We've overcome the paralysis we felt because of the sterilizing confrontation between our two languages, Creole and French. The poet to come must embody the poetics of the desire-imagining of all the languages of the world. Such poetics can only be initiated by the inaugural words of a great poet, for it is always poetry that inaugurates the new paths of our literatures. Frankétienne and Glissant opened the ways for us. They have remained open. Now we need to keep an eye on the horizons to see what will emerge. Because, today, literary fraternities are not defined by the old identity markers (my territory, my language, my skin), but by the structures of the imaginary, in other words, by our profound relationship to the preserved diversity of the world, what we have called Diversality. From then on, our common challenges, our fraternities, our shared futures, can rise up from anywhere on the planet.

You returned to the novel with Le Vent du nord dans les fougères glacées  [The north wind in the frozen ferns], after years away from this form of fiction. Why did you come back to it after all this time?

I came back with what I call a narrative organism. The living use of language had enabled us to be allies of all the languages of the world. The notion of narrative organism should help us get away from the literary partitions between novel, essay, theatre, poetry, fiction, non-fiction... But above all, it will enable us to escape from “narrative”.

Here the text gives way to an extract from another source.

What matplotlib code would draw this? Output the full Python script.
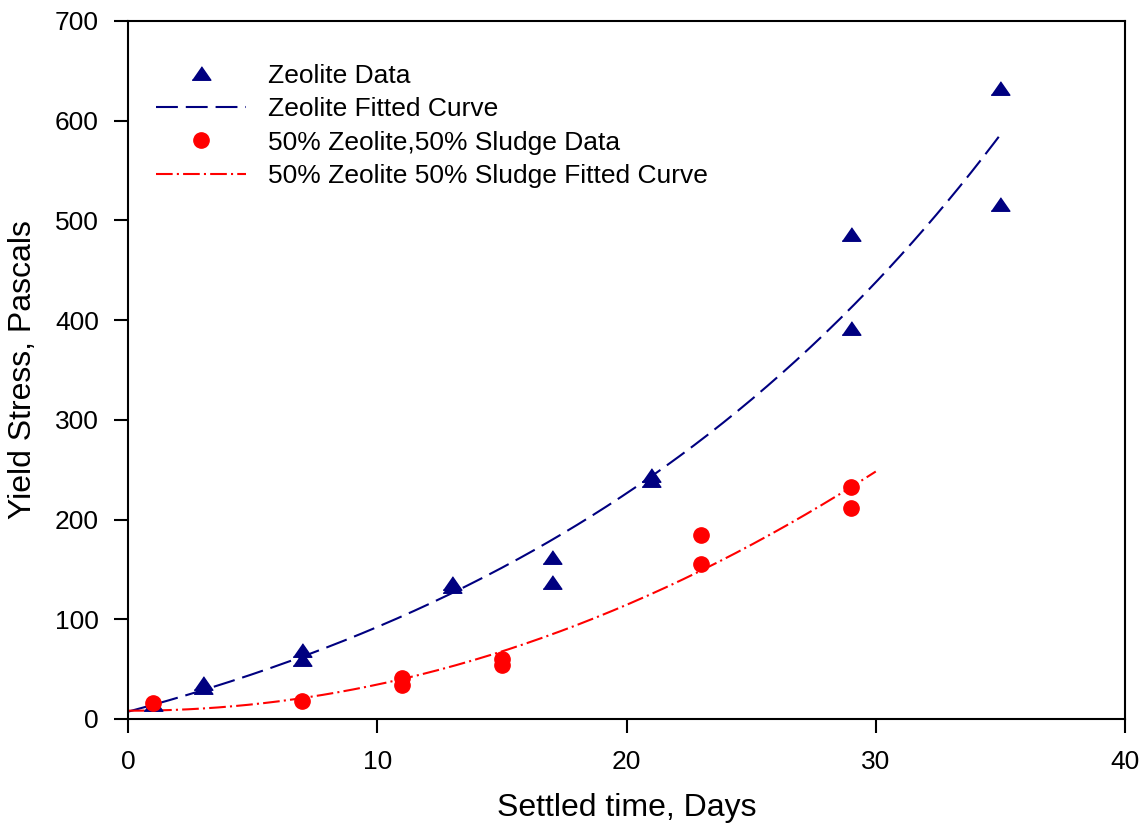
import numpy as np
import matplotlib
matplotlib.use("Agg")
import matplotlib.pyplot as plt

plt.rcParams['font.family'] = ['Liberation Sans', 'DejaVu Sans']

# Zeolite data
zeo_x = [1, 3, 3, 7, 7, 13, 13, 17, 17, 21, 21, 29, 29, 35, 35]
zeo_y = [15, 36, 32, 69, 60, 136, 133, 162, 137, 245, 240, 486, 392, 633, 516]
# 50% Zeolite, 50% Sludge data
mix_x = [1, 7, 11, 11, 15, 15, 23, 23, 29, 29]
mix_y = [16, 18, 41, 34, 60, 54, 185, 155, 233, 212]

zeo_fit_range = (0, 35)
mix_fit_range = (0, 30)


def fit_exp_growth(x, y):
    """Least-squares fit of y = y0 + a*exp(b*x) (b by grid search)."""
    x = np.asarray(x, float)
    y = np.asarray(y, float)
    best = None
    for b in np.linspace(0.001, 0.3, 3000):
        A = np.column_stack([np.ones_like(x), np.exp(b * x)])
        coef, *_ = np.linalg.lstsq(A, y, rcond=None)
        sse = np.sum((A @ coef - y) ** 2)
        if best is None or sse < best[0]:
            best = (sse, coef[0], coef[1], b)
    _, y0, a, b = best
    return lambda t: y0 + a * np.exp(b * t)


def fit_quadratic(x, y):
    c = np.polyfit(x, y, 2)
    return lambda t: np.polyval(c, t)


fig = plt.figure(figsize=(11.43, 8.25), dpi=100)
ax = fig.add_axes([128/1143, 1 - 719/825, (1125-128)/1143, (719-21)/825])

fz = fit_exp_growth(zeo_x, zeo_y)
fm = fit_quadratic(mix_x, mix_y)
xz = np.linspace(*zeo_fit_range, 300)
xm = np.linspace(*mix_fit_range, 300)

tri = [(-1, -0.72), (1, -0.72), (0, 0.72)]
navy = '#000080'
red = '#ff0000'

ax.plot(zeo_x, zeo_y, marker=tri, color=navy, markersize=13.5, linestyle='none',
        label='Zeolite Data', zorder=3)
ax.plot(xz, fz(xz), color=navy, lw=1.5, dashes=(10.5, 3.8), label='Zeolite Fitted Curve')
ax.plot(mix_x, mix_y, 'o', color=red, markersize=11, linestyle='none',
        label='50% Zeolite,50% Sludge Data', zorder=3)
ax.plot(xm, fm(xm), color=red, lw=1.5, dashes=(8, 2, 1, 2),
        label='50% Zeolite 50% Sludge Fitted Curve')

ax.set_xlim(0, 40)
ax.set_ylim(0, 700)
ax.set_xticks(range(0, 41, 10))
ax.set_yticks(range(0, 701, 100))
ax.tick_params(direction='out', length=10, width=1.5, labelsize=19)
ax.tick_params(axis='x', pad=12)
ax.tick_params(axis='y', pad=11)
for s in ax.spines.values():
    s.set_linewidth(1.5)
ax.set_xlabel('Settled time, Days', fontsize=23, labelpad=14)
ax.set_ylabel('Yield Stress, Pascals', fontsize=23, labelpad=12)

ax.legend(loc='upper left', bbox_to_anchor=(0.015, 0.958), frameon=False, fontsize=19,
          borderpad=0, handlelength=3.4, handletextpad=0.85, labelspacing=0.36,
          numpoints=1)

fig.savefig('out.png', dpi=100)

Narrative is the basis of the imaginary of sapiens. It served to produce small, habitable “realities” in the face of the unthinkable terror of reality. Stories reassure and soothe us, simplifying unbearable complexities. We love happy endings. Narratives have even given rise to the totalitarian Grand Narrative that continues to threaten us today. Religions, colonialism, capitalism, fundamentalism and the return of fascism are all Grand Narratives that cut us off from the diversity of narratives, and therefore from the diversity of futures in the world. We don't want any more Grand Narratives! Just give us the open, joyful, celebratory encounter of all the world's narratives! This is the essential condition for that other world we need to imagine.